Respirar, fundo o bastante para chorar todas as lágrimas há tanto guardadas, reprimidas. Deixando tudo sair, naquele que seria um ideal momento de solidão. De uma forma ou de outra, todos andam sendo da mais profunda solidão, mas não restava muita escapatória porque as pessoas teimavam em ir e vir ao seu redor, trazendo complicações não bem vindas. Naquele momento, porém, não haveria mais ninguém, não estaria em questão a convivência, a obrigação do dia-a-dia de dizer algo direcionado aos outros. O perfeito escape.

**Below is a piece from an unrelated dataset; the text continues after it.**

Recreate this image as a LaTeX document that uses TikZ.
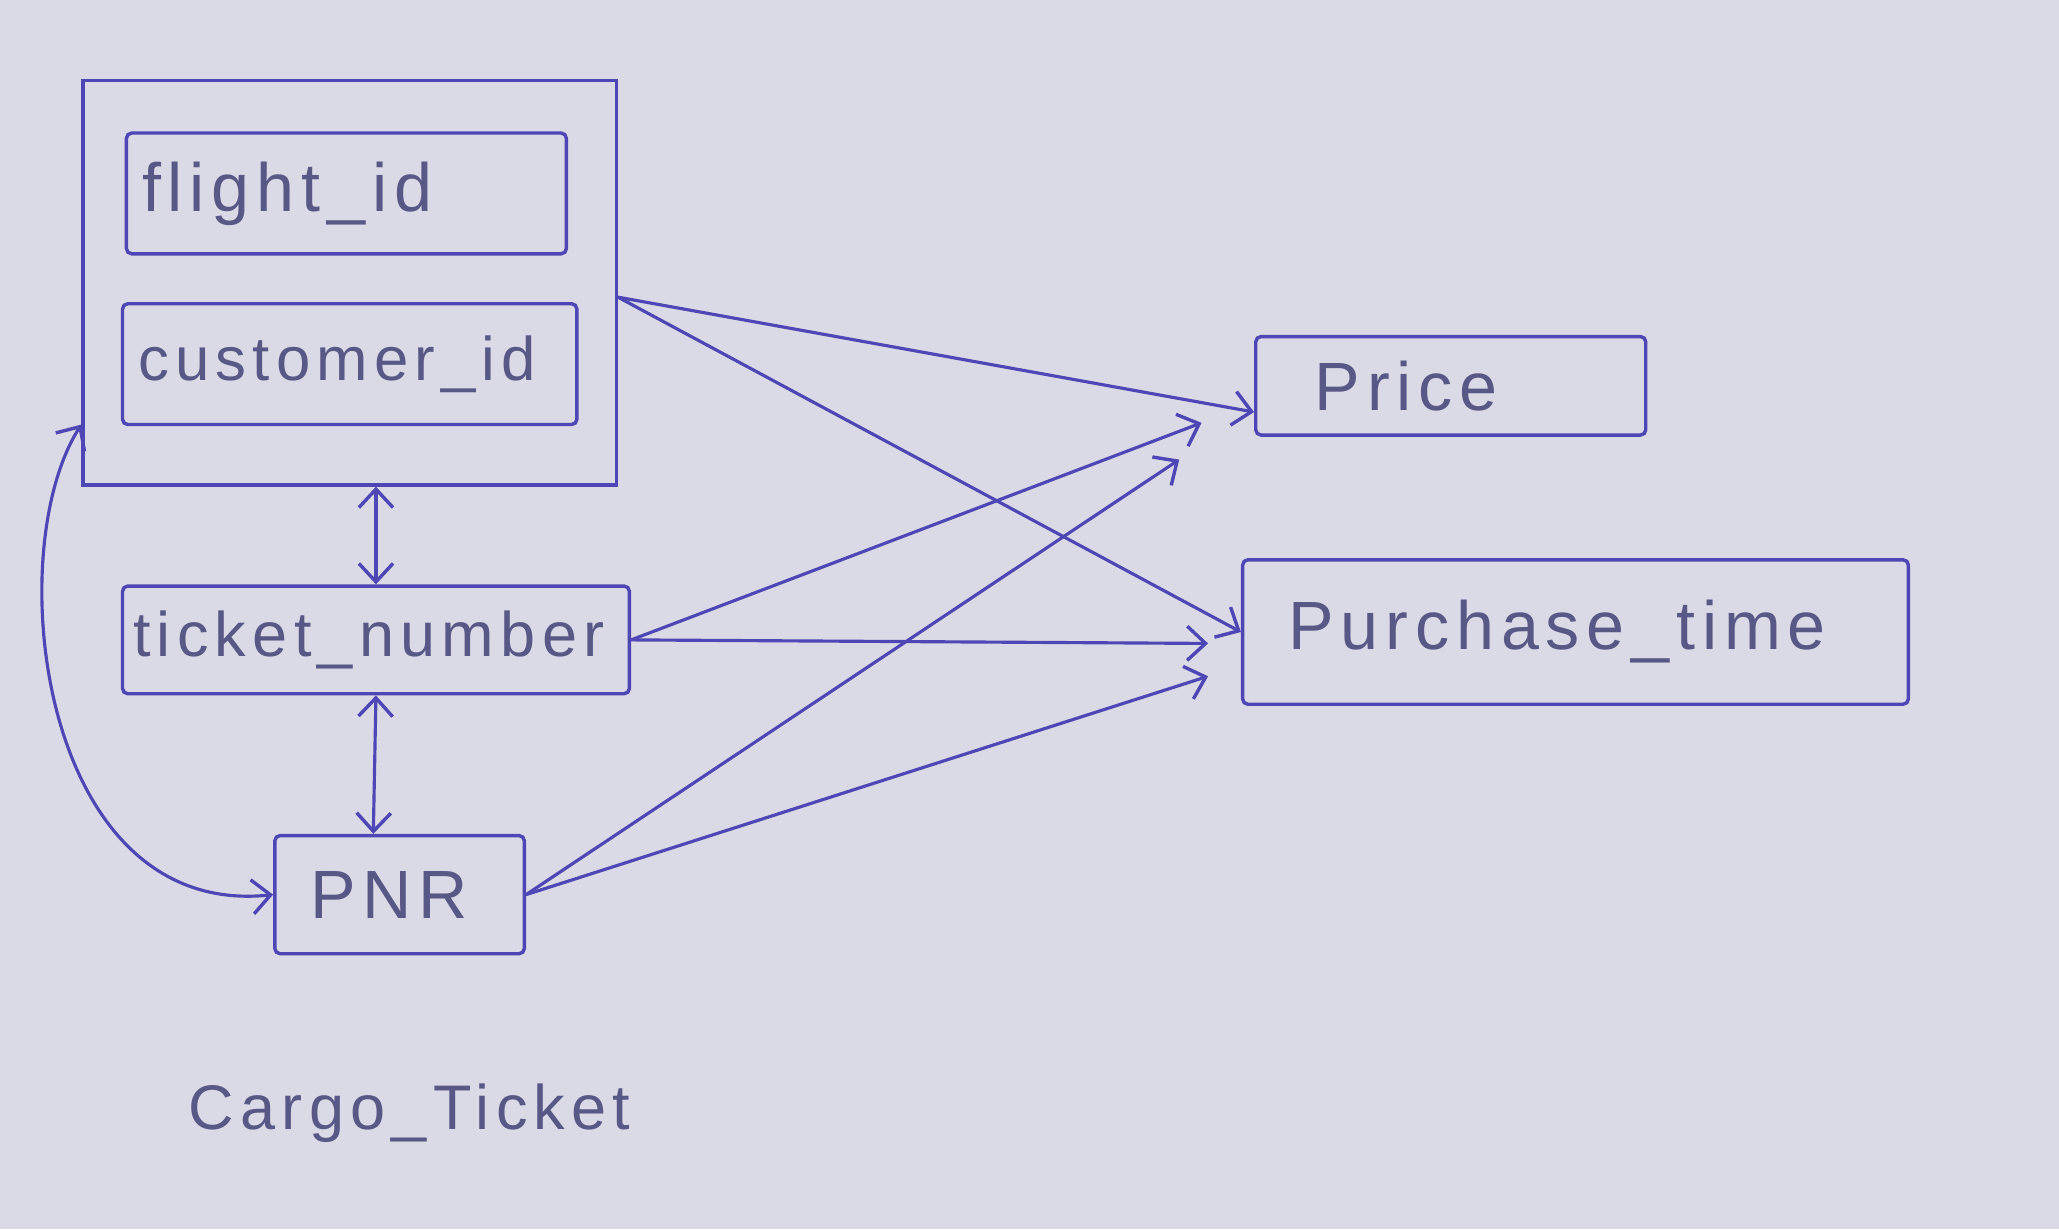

Esvaziar a mente de qualquer drama idiota e não pensar em que o amanhã aguardaria mais obrigações em um período de tempo longo demais; tempo que anda passando absurdamente rápido porém embarcado em um absoluto vazio. Era como se os dias caminhassem apressadamente em uma rotina que os deixavam sentados em si mesmos, parados, imóveis. Apressavam-se, porém pareciam tanto entre si que deixavam uma sensação de que ainda não haviam passado. Esvaziar-se dessa idéia para que eles mudassem, quem sabe. Mas ao mesmo tempo havia o intuito de tirar qualquer expectativa - elas revelavam-se tolas e, de qualquer forma, cada vez mais escassas.

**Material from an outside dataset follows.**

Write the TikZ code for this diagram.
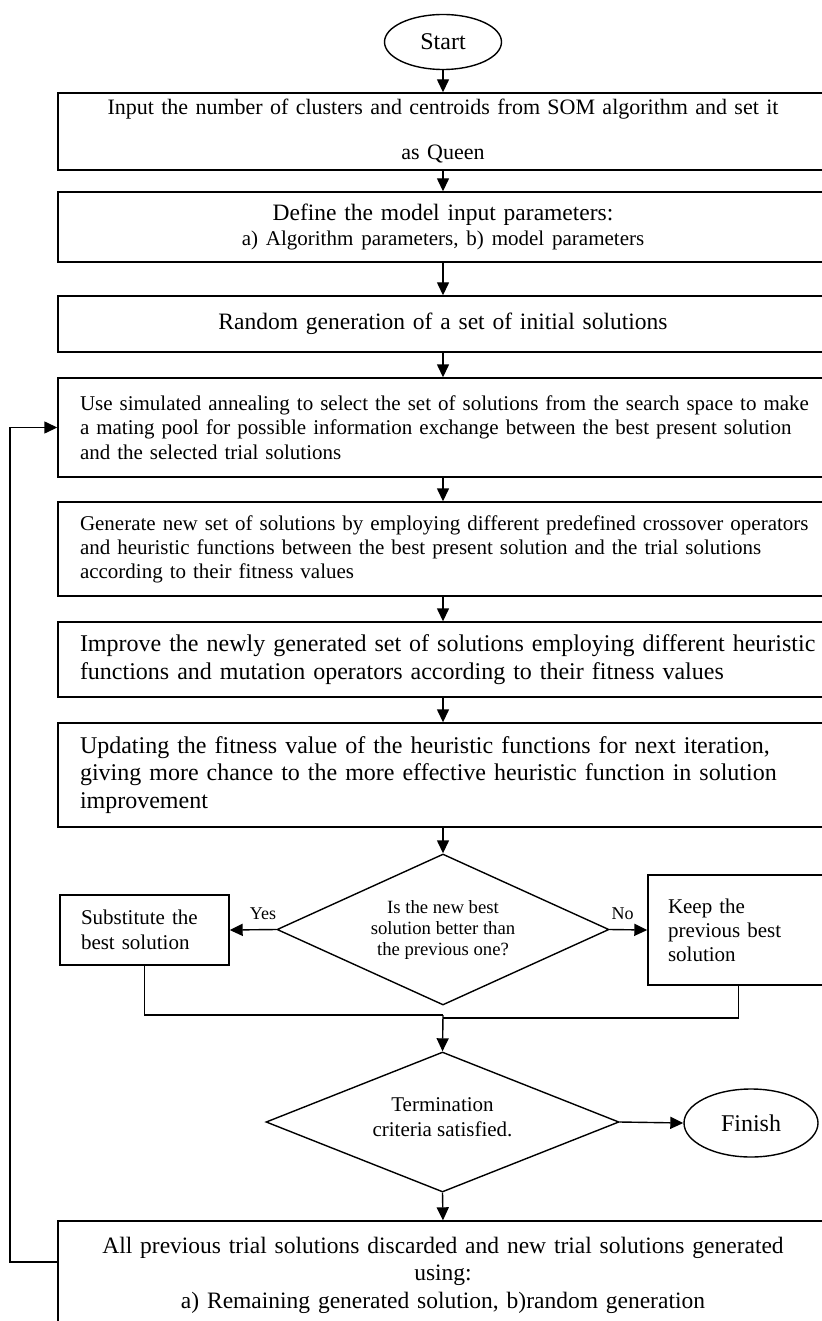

Em suma, um refúgio seguro para depósito de pensamentos, especialmente depósito daquele estado que trazia uma mistura quase assassina de sentimentos de ódio, de tristeza, de cansaço, sentimentos que remetiam um nada; intercalando-se com agonia e nervosismo ímpares - quem sabe por ansiedade de qualquer outra coisa porém aquilo. Mistura que agia como um tipo de areia movediça, afundando, aprofundando-se. E que sentimento idiota, sem razão específica, que bateu e está custando a sair. Quem sabe ele não está tristemente predizendo o que será o resto daquela estação, ou de algum período indeterminado de tempo. Porque a crença de que algo bom está chegando anda esparsa e fina demais para ser mesmo considerada uma crença, já que há pouca (possivelmente nenhuma) fé envolvida. Ridículo, ele, aquilo, a situação, o que se tornara.

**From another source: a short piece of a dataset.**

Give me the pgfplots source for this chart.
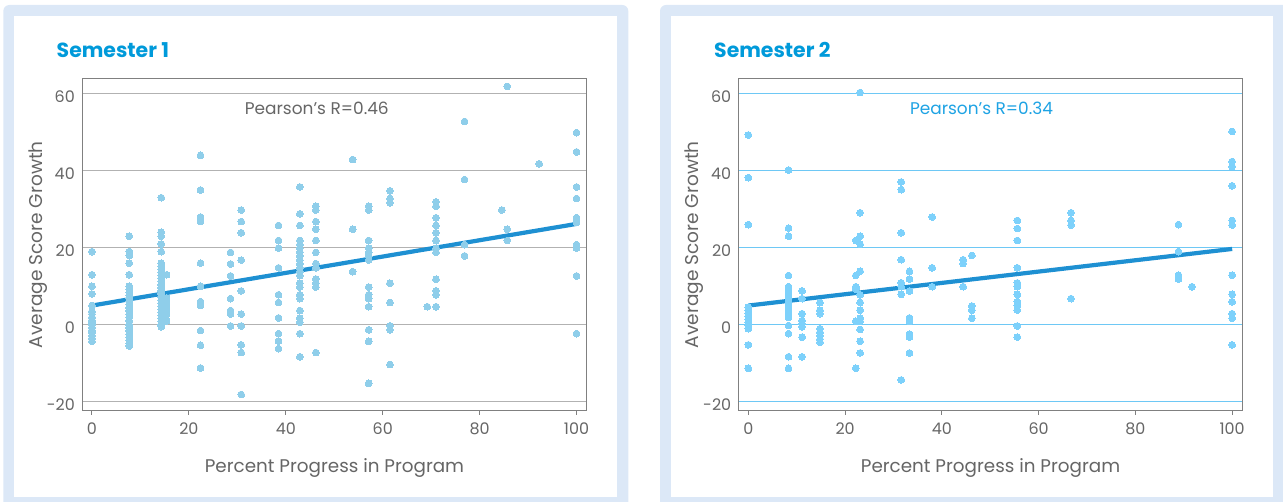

Citação: David Bowie - Changes

to nowhere

"Corra, o mais rápido que puder! Faça o que quer que faça, corra no limite da máxima velocidade que conseguir alcançar, pela distância que quiser, porque não vai importar" ela disse, sentada ao chão. O quarto parecia ser circular mesmo que quadrado; as paredes tinham uma cor ilusória que variava entre o branco e o preto, em uma confusa ótica. Havia fumaça, e um cheiro familiar inundando aquele temeroso espaço. Não era possível ver o rosto da mulher, ela estava em um nível de chão mais baixo e a fumaça encobria sua face. Seus pés estavam arcados para cima, ambos contraídos. Ele corria uniformemente e em linha reta, porém não saía do lugar. Estava frio, frio que cortava sua pele, mas ele não chegava a sentí-lo realmente. Sua cabeça estava doendo fortemente; seu corpo também. Se sentia pesado, natimorto, moribundo. A mulher começou a rir, repetiu sua frase e continuou a rir, de um modo repulsivo. Ele, continuava correndo, e continuava em seu ponto de partida. Os risos estavam mais altos e começaram a se misturar; haviam outras vozes de pessoas que dessa vez ele conhecia, mas não ligava as vozes as pessoas, mesmo sabendo ser muito próximo dessas. Se misturaram e subiram de volume até se tornarem um som ensurdecedor, inclassificável e não identificável. Um som agudo, de forte penetração, de um denso torpor.
Uma queda.
Acordou - acreditando ainda estar em queda, por alguns segundos. Sua cabeça doía, seu coração estava acelerado. Seu corpo estava retraído de frio; a janela aberta com um vento gelado soprando e as cobertas longe - tinha tirado a blusa, também. Estava fraco, talvez porque tivesse ido para cama sem ter comido nada durante o dia inteiro. Procurou pelas horas; estava próximo da manhã, onde teria que acordar, outra vez, para outra queda. E assim seguia.